Black swan events can and do happen as COVID-19 has shown. As a result, investors are increasingly demanding assurances from asset managers that they have robust contingency plans in place to deal with all sorts of crisis situations. Top of mind right now is the prospect of looming energy shortages in Europe this winter, and what it could mean for business continuity at asset managers.

This comes amid growing concern that European governments – including here in the UK –  could be forced to cut power networks for short periods if Russian gas supplies are further constricted.  Such outages will likely hinder managers’ ability to trade, a scenario which could have serious consequences, especially if markets are volatile. 

So what tangible steps are firms taking in Europe to minimise the risk of energy disruption on their business operations?

A number of financial institutions – including banks and asset managers – have been drafting up contingency plans to deal with the possibility of energy shortages.

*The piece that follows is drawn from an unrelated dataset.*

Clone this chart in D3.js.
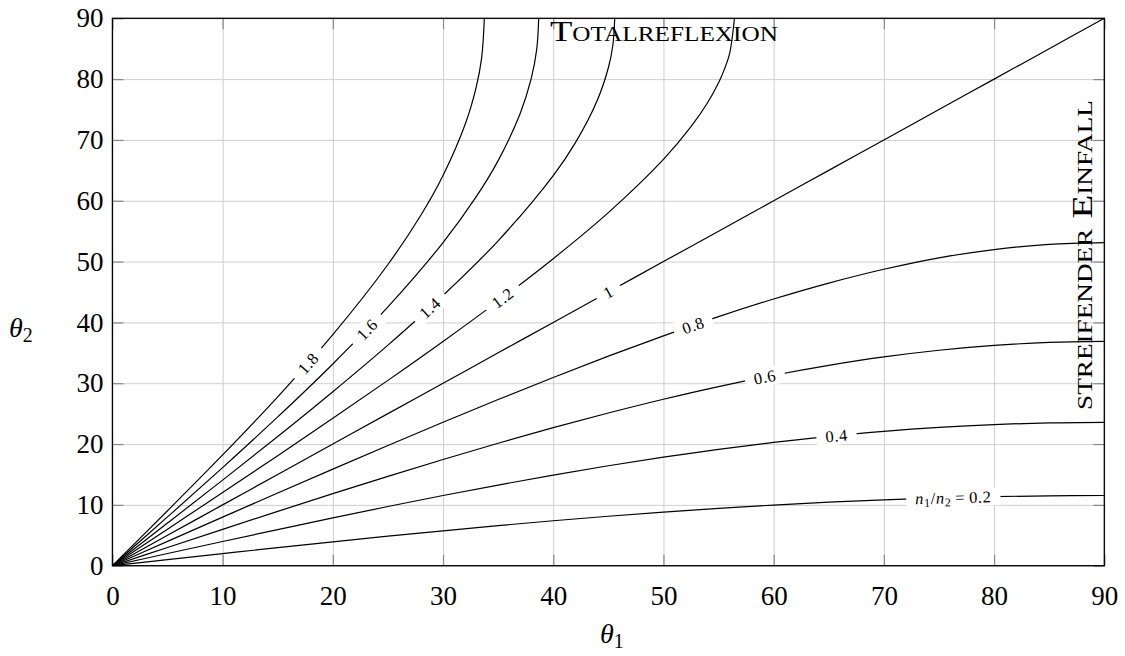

According to Bloomberg, some organisations are looking to learn from experiences in South Africa, a country whose businesses have been forced to deal with rolling blackouts for over a decade now.

Most asset managers have plans in place to either leverage regional disaster recovery sites or encourage staff to work remotely should London (or any other financial hub in Europe) suffer prolonged power outages. In many instances, these contingency plans will not be that dissimilar to what firms did during the beginning of the pandemic. 

A handful of larger financial institutions have said they could relocate staff to different countries if a particular market suffers an acute energy emergency. For example, JP Morgan recently confirmed that it has plans in place to temporarily transfer employees from  Europe to the UK or US in the event of severe energy shortages and blackouts on the continent. Given their relative size, this is not an option available to most boutique fund managers.

Some financial institutions are also looking to install backup diesel generators –  which can provide up to three days’ worth of uninterrupted power – or even solar panels, at their offices and employees’ homes, to offset the risk of blackouts. This is something that boutiques ought to be actively considering.

In addition, asset managers should be conducting due diligence on their own critical service providers  – including global  custodians and fund administrators – to validate that they have solid contingency plans in place to  deal with any outages.

And finally, asset managers should be thinking about ways they can reduce their own energy consumption. Such simple measures could include things like installing a smart meter, using less air conditioning or heating; and turning off the lights at night. Not only could these initiatives help mitigate the risk of blackouts if done collectively, but it will enable asset managers to reduce costs and burnish their ESG (environmental, social, governance) credentials.

With rolling energy blackouts a real possibility in Europe this winter, asset managers need to make sure that they have well-thought-out contingency plans to deal with this risk.